Voting, after all, is relatively easy, although, as we saw especially in the 2000 election, that isn’t a guarantee your vote will count. Voting is free, and takes but a few moments every year or so. Sounds like a good deal. Too good?

In 1964 we elected Lyndon Johnson because Barry Goldwater was going to widen the Vietnam War and bomb North Vietnam. Johnson sent hundreds of thousands of troops to Vietnam and carried out the bombing campaign of the North that Goldwater had promised. Millions of Vietnamese and over 50,000 US troops died. Only direct action by millions of Americans, combined with the determination of the Vietnamese, forced the US to withdraw from Vietnam.

In 2006, we elected Democratic majorities to Congress to end the war in Iraq. Nevertheless, Congress passed bill after bill to fund that war. Senator McCain voted for those funding bills — as did Senators Clinton and Obama.

In just about every democratic country, there is a party that is presumed to represent the interests of working people: the Social Democrats in many European countries, the Labour Party in England, the Democratic Party here. As the working people are everywhere in the great majority, you might think that these parties would always win.
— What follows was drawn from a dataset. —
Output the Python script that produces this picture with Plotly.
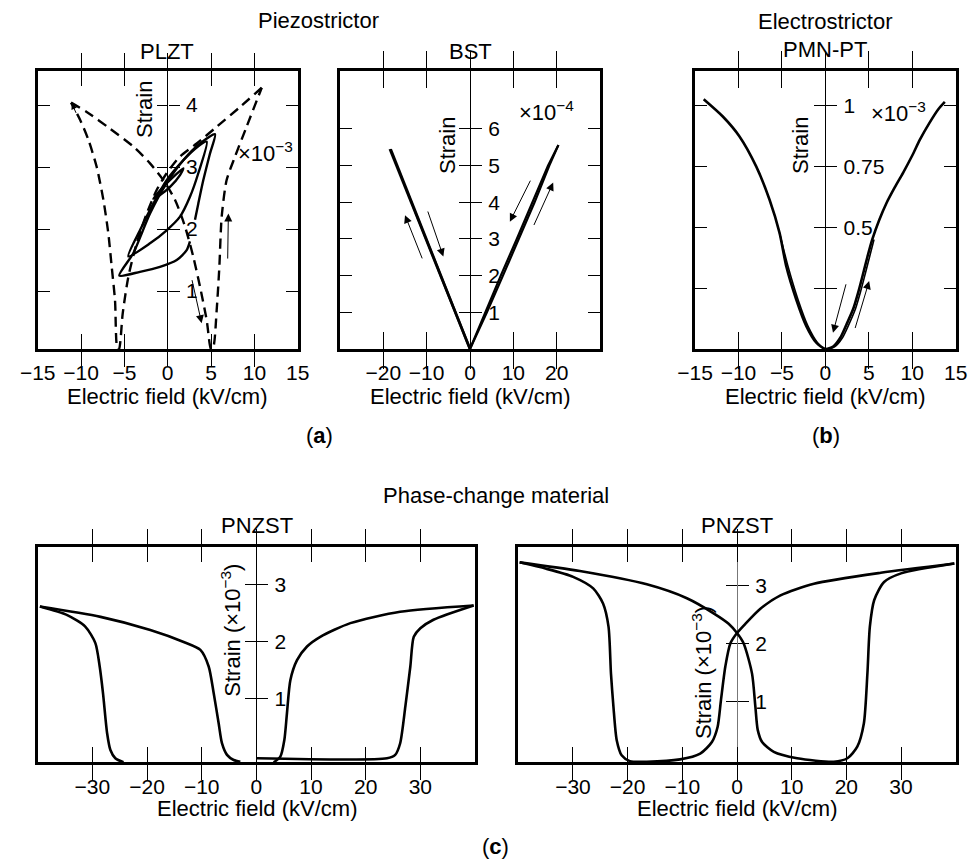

Yet, in most countries, power tends to swing back and forth between the pro-worker party and the more “aristocratic” one.

Why? Because generally speaking, the parties do not deliver what they promise, and eventually working people try the other guys. We’ve had 53 presidential elections and after all that, inequality of wealth is at its greatest in US history. There is a feeling that we must have change and, perhaps this time, we’ll get it right.

Voting is free. Voting is easy. In an article in the March, 2008 Progressive, titled “Election Madness,” Howard Zinn wrote, “Voting is easy and marginally useful, but it is a poor substitute for democracy, which requires direct action by concerned citizens.”